**GIVEN INFORMATION**
********************
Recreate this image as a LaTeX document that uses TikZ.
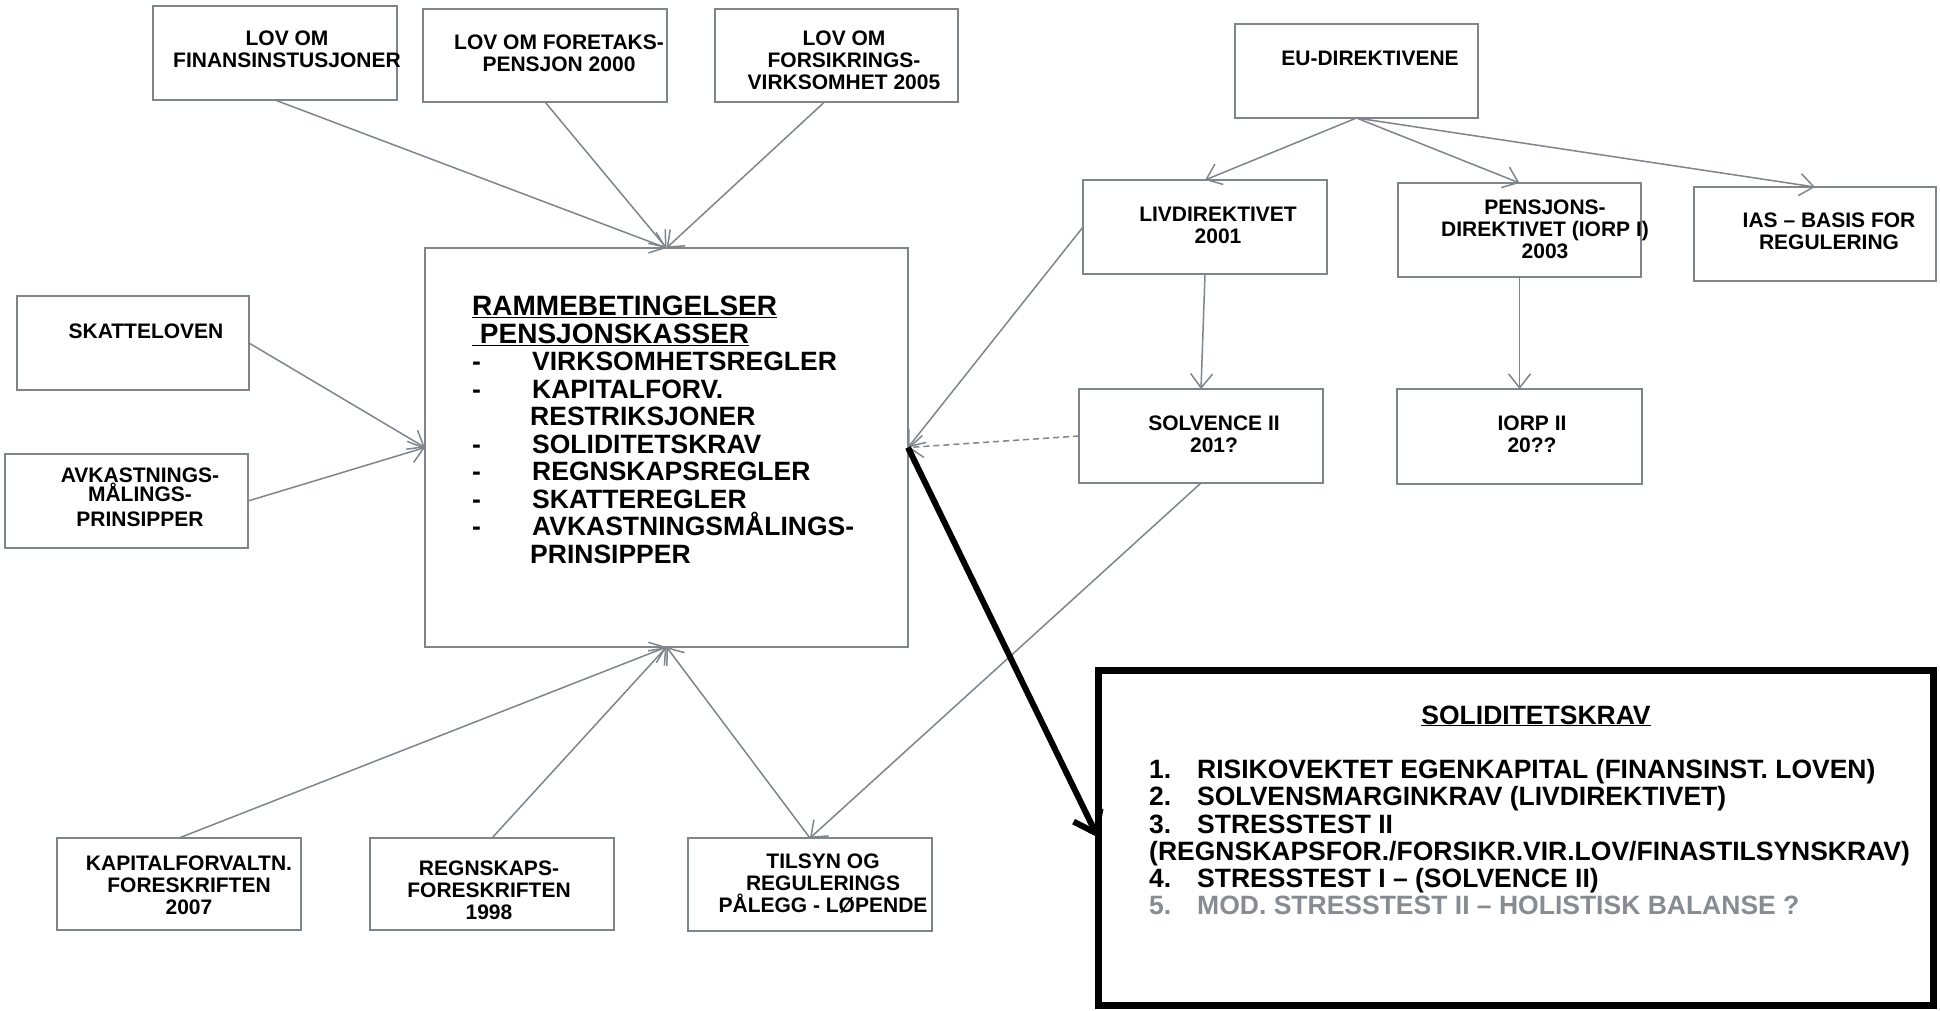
\documentclass[tikz,border=0pt]{standalone}
\usepackage{fontspec}
\setmainfont{Liberation Sans}
\usetikzlibrary{arrows.meta}
\definecolor{lgray}{RGB}{127,133,139}
\definecolor{tgray}{RGB}{135,140,146}
\lineskiplimit=-100pt
\lineskip=0pt
\tikzset{
  bx/.style={draw=lgray, line width=1.6pt, inner sep=0pt, outer sep=0pt, anchor=north west},
  t21/.style={font=\fontsize{21}{22}\selectfont\bfseries, align=center, inner sep=0pt},
  conn/.style={draw=lgray, line width=1.5pt, -{Straight Barb[length=14pt,width=22pt]}},
}
\begin{document}
\begin{tikzpicture}[x=1pt,y=-1pt]
\fill[white] (0,0) rectangle (1940,1010);
\useasboundingbox (0,0) rectangle (1940,1010);

% boxes
\node[bx, minimum width=244pt, minimum height=94pt] (b1) at (153,6) {};
\node[bx, minimum width=244pt, minimum height=93pt] (b2) at (423,9) {};
\node[bx, minimum width=243pt, minimum height=93pt] (b3) at (715,9) {};
\node[bx, minimum width=243pt, minimum height=94pt] (eu) at (1235,24) {};
\node[bx, minimum width=244pt, minimum height=94pt] (liv) at (1083,180) {};
\node[bx, minimum width=243pt, minimum height=94pt] (pens) at (1398,183) {};
\node[bx, minimum width=242pt, minimum height=94pt] (ias) at (1694,187) {};
\node[bx, minimum width=232pt, minimum height=94pt] (skat) at (17,296) {};
\node[bx, minimum width=243pt, minimum height=94pt] (avk) at (5,454) {};
\node[bx, minimum width=483pt, minimum height=399pt] (main) at (425,248) {};
\node[bx, minimum width=244pt, minimum height=94pt] (solv) at (1079,389) {};
\node[bx, minimum width=245pt, minimum height=95pt] (iorp) at (1397,389) {};
\node[bx, minimum width=244pt, minimum height=92pt] (kap) at (57,838) {};
\node[bx, minimum width=244pt, minimum height=92pt] (reg) at (370,838) {};
\node[bx, minimum width=244pt, minimum height=93pt] (tils) at (688,838) {};
\node[bx, draw=black, line width=7pt, minimum width=835pt, minimum height=335pt] (big) at (1098,670) {};

% texts
\node[t21] (tb1) at (287,49.5) {LOV OM\\FINANSINSTUSJONER};
\node[t21] (tb2) at (559,53) {LOV OM FORETAKS-\\PENSJON 2000};
\node[t21] (tb3) at (844,60.5) {LOV OM\\FORSIKRINGS-\\VIRKSOMHET 2005};
\node[t21] (teu) at (1370,58) {EU-DIREKTIVENE};
\node[t21] (tliv) at (1218,225) {LIVDIREKTIVET\\2001};
\node[t21] (tpens) at (1545,229.5) {PENSJONS-\\DIREKTIVET (IORP I)\\2003};
\node[t21] (tias) at (1829,231) {IAS – BASIS FOR\\REGULERING};
\node[t21] (tskat) at (146,331) {SKATTELOVEN};
\node[t21] (tavk) at (140,497) {AVKASTNINGS-\\[-3pt]MÅLINGS-\\[3pt]PRINSIPPER};
\node[t21] (tsolv) at (1214,434) {SOLVENCE II\\201?};
\node[t21] (tiorp) at (1532,434) {IORP II\\20??};
\node[t21] (tkap) at (189,885) {KAPITALFORVALTN.\\FORESKRIFTEN\\2007};
\node[t21] (treg) at (489,890) {REGNSKAPS-\\FORESKRIFTEN\\1998};
\node[t21] (ttils) at (823,884) {TILSYN OG\\REGULERINGS\\PÅLEGG - LØPENDE};

\node[anchor=north west, inner sep=0pt, align=left, font=\fontsize{26.5}{27.5}\selectfont\bfseries] (tmain) at (472,296) {%
{\fontsize{28}{27.5}\selectfont\underline{RAMMEBETINGELSER}}\\
{\fontsize{28}{27.5}\selectfont\underline{\ PENSJONSKASSER}}\\
\makebox[60pt][l]{-}VIRKSOMHETSREGLER\\
\makebox[60pt][l]{-}KAPITALFORV.\\
\hspace*{58pt}RESTRIKSJONER\\
\makebox[60pt][l]{-}SOLIDITETSKRAV\\
\makebox[60pt][l]{-}REGNSKAPSREGLER\\
\makebox[60pt][l]{-}SKATTEREGLER\\
\makebox[60pt][l]{-}AVKASTNINGSMÅLINGS-\\
\hspace*{58pt}PRINSIPPER};

\node[anchor=base, inner sep=0pt, font=\fontsize{26.5}{27.3}\selectfont\bfseries] (thdr) at (1536,724) {\underline{SOLIDITETSKRAV}};
\node[anchor=north west, inner sep=0pt, align=left, font=\fontsize{26.5}{27.3}\selectfont\bfseries] (tlist) at (1149,759) {%
\makebox[48pt][l]{1.}RISIKOVEKTET EGENKAPITAL (FINANSINST. LOVEN)\\
\makebox[48pt][l]{2.}SOLVENSMARGINKRAV (LIVDIREKTIVET)\\
\makebox[48pt][l]{3.}STRESSTEST II\\
(REGNSKAPSFOR./FORSIKR.VIR.LOV/FINASTILSYNSKRAV)\\
\makebox[48pt][l]{4.}STRESSTEST I – (SOLVENCE II)\\
\textcolor{tgray}{\makebox[48pt][l]{5.}MOD. STRESSTEST II – HOLISTISK BALANSE ?}};

% connectors
\draw[conn] (b1.south) -- (main.north);
\draw[conn] (b2.south) -- (main.north);
\draw[conn] ([xshift=-12pt]b3.south) -- (main.north);
\draw[conn] (skat.east) -- (main.west);
\draw[conn] (avk.east) -- (main.west);
\draw[conn] (kap.north) -- (main.south);
\draw[conn] (reg.north) -- (main.south);
\draw[conn] (tils.north) -- (main.south);
\draw[conn] (solv.south) -- (tils.north);
\draw[conn] (eu.south) -- (liv.north);
\draw[conn] (eu.south) -- (pens.north);
\draw[conn] (eu.south) -- (ias.north);
\draw[conn] (liv.south) -- (solv.north);
\draw[conn] (pens.south) -- (iorp.north);
\draw[conn] (liv.west) -- (main.east);
\draw[conn, dash pattern=on 6pt off 4pt] (solv.west) -- (main.east);
\draw[black, line width=6pt, -{Straight Barb[length=20pt,width=30pt]}] (main.east) -- (big.west);
\end{tikzpicture}
\end{document}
********************
**PROBLEM TO SOLVE**
Quote the full listing above word for word; exclude every picture from the copy.

**WRITTEN RESPONSE**
Recreate this image as a LaTeX document that uses TikZ.
\documentclass[tikz,border=0pt]{standalone}
\usepackage{fontspec}
\setmainfont{Liberation Sans}
\usetikzlibrary{arrows.meta}
\definecolor{lgray}{RGB}{127,133,139}
\definecolor{tgray}{RGB}{135,140,146}
\lineskiplimit=-100pt
\lineskip=0pt
\tikzset{
  bx/.style={draw=lgray, line width=1.6pt, inner sep=0pt, outer sep=0pt, anchor=north west},
  t21/.style={font=\fontsize{21}{22}\selectfont\bfseries, align=center, inner sep=0pt},
  conn/.style={draw=lgray, line width=1.5pt, -{Straight Barb[length=14pt,width=22pt]}},
}
\begin{document}
\begin{tikzpicture}[x=1pt,y=-1pt]
\fill[white] (0,0) rectangle (1940,1010);
\useasboundingbox (0,0) rectangle (1940,1010);

% boxes
\node[bx, minimum width=244pt, minimum height=94pt] (b1) at (153,6) {};
\node[bx, minimum width=244pt, minimum height=93pt] (b2) at (423,9) {};
\node[bx, minimum width=243pt, minimum height=93pt] (b3) at (715,9) {};
\node[bx, minimum width=243pt, minimum height=94pt] (eu) at (1235,24) {};
\node[bx, minimum width=244pt, minimum height=94pt] (liv) at (1083,180) {};
\node[bx, minimum width=243pt, minimum height=94pt] (pens) at (1398,183) {};
\node[bx, minimum width=242pt, minimum height=94pt] (ias) at (1694,187) {};
\node[bx, minimum width=232pt, minimum height=94pt] (skat) at (17,296) {};
\node[bx, minimum width=243pt, minimum height=94pt] (avk) at (5,454) {};
\node[bx, minimum width=483pt, minimum height=399pt] (main) at (425,248) {};
\node[bx, minimum width=244pt, minimum height=94pt] (solv) at (1079,389) {};
\node[bx, minimum width=245pt, minimum height=95pt] (iorp) at (1397,389) {};
\node[bx, minimum width=244pt, minimum height=92pt] (kap) at (57,838) {};
\node[bx, minimum width=244pt, minimum height=92pt] (reg) at (370,838) {};
\node[bx, minimum width=244pt, minimum height=93pt] (tils) at (688,838) {};
\node[bx, draw=black, line width=7pt, minimum width=835pt, minimum height=335pt] (big) at (1098,670) {};

% texts
\node[t21] (tb1) at (287,49.5) {LOV OM\\FINANSINSTUSJONER};
\node[t21] (tb2) at (559,53) {LOV OM FORETAKS-\\PENSJON 2000};
\node[t21] (tb3) at (844,60.5) {LOV OM\\FORSIKRINGS-\\VIRKSOMHET 2005};
\node[t21] (teu) at (1370,58) {EU-DIREKTIVENE};
\node[t21] (tliv) at (1218,225) {LIVDIREKTIVET\\2001};
\node[t21] (tpens) at (1545,229.5) {PENSJONS-\\DIREKTIVET (IORP I)\\2003};
\node[t21] (tias) at (1829,231) {IAS – BASIS FOR\\REGULERING};
\node[t21] (tskat) at (146,331) {SKATTELOVEN};
\node[t21] (tavk) at (140,497) {AVKASTNINGS-\\[-3pt]MÅLINGS-\\[3pt]PRINSIPPER};
\node[t21] (tsolv) at (1214,434) {SOLVENCE II\\201?};
\node[t21] (tiorp) at (1532,434) {IORP II\\20??};
\node[t21] (tkap) at (189,885) {KAPITALFORVALTN.\\FORESKRIFTEN\\2007};
\node[t21] (treg) at (489,890) {REGNSKAPS-\\FORESKRIFTEN\\1998};
\node[t21] (ttils) at (823,884) {TILSYN OG\\REGULERINGS\\PÅLEGG - LØPENDE};

\node[anchor=north west, inner sep=0pt, align=left, font=\fontsize{26.5}{27.5}\selectfont\bfseries] (tmain) at (472,296) {%
{\fontsize{28}{27.5}\selectfont\underline{RAMMEBETINGELSER}}\\
{\fontsize{28}{27.5}\selectfont\underline{\ PENSJONSKASSER}}\\
\makebox[60pt][l]{-}VIRKSOMHETSREGLER\\
\makebox[60pt][l]{-}KAPITALFORV.\\
\hspace*{58pt}RESTRIKSJONER\\
\makebox[60pt][l]{-}SOLIDITETSKRAV\\
\makebox[60pt][l]{-}REGNSKAPSREGLER\\
\makebox[60pt][l]{-}SKATTEREGLER\\
\makebox[60pt][l]{-}AVKASTNINGSMÅLINGS-\\
\hspace*{58pt}PRINSIPPER};

\node[anchor=base, inner sep=0pt, font=\fontsize{26.5}{27.3}\selectfont\bfseries] (thdr) at (1536,724) {\underline{SOLIDITETSKRAV}};
\node[anchor=north west, inner sep=0pt, align=left, font=\fontsize{26.5}{27.3}\selectfont\bfseries] (tlist) at (1149,759) {%
\makebox[48pt][l]{1.}RISIKOVEKTET EGENKAPITAL (FINANSINST. LOVEN)\\
\makebox[48pt][l]{2.}SOLVENSMARGINKRAV (LIVDIREKTIVET)\\
\makebox[48pt][l]{3.}STRESSTEST II\\
(REGNSKAPSFOR./FORSIKR.VIR.LOV/FINASTILSYNSKRAV)\\
\makebox[48pt][l]{4.}STRESSTEST I – (SOLVENCE II)\\
\textcolor{tgray}{\makebox[48pt][l]{5.}MOD. STRESSTEST II – HOLISTISK BALANSE ?}};

% connectors
\draw[conn] (b1.south) -- (main.north);
\draw[conn] (b2.south) -- (main.north);
\draw[conn] ([xshift=-12pt]b3.south) -- (main.north);
\draw[conn] (skat.east) -- (main.west);
\draw[conn] (avk.east) -- (main.west);
\draw[conn] (kap.north) -- (main.south);
\draw[conn] (reg.north) -- (main.south);
\draw[conn] (tils.north) -- (main.south);
\draw[conn] (solv.south) -- (tils.north);
\draw[conn] (eu.south) -- (liv.north);
\draw[conn] (eu.south) -- (pens.north);
\draw[conn] (eu.south) -- (ias.north);
\draw[conn] (liv.south) -- (solv.north);
\draw[conn] (pens.south) -- (iorp.north);
\draw[conn] (liv.west) -- (main.east);
\draw[conn, dash pattern=on 6pt off 4pt] (solv.west) -- (main.east);
\draw[black, line width=6pt, -{Straight Barb[length=20pt,width=30pt]}] (main.east) -- (big.west);
\end{tikzpicture}
\end{document}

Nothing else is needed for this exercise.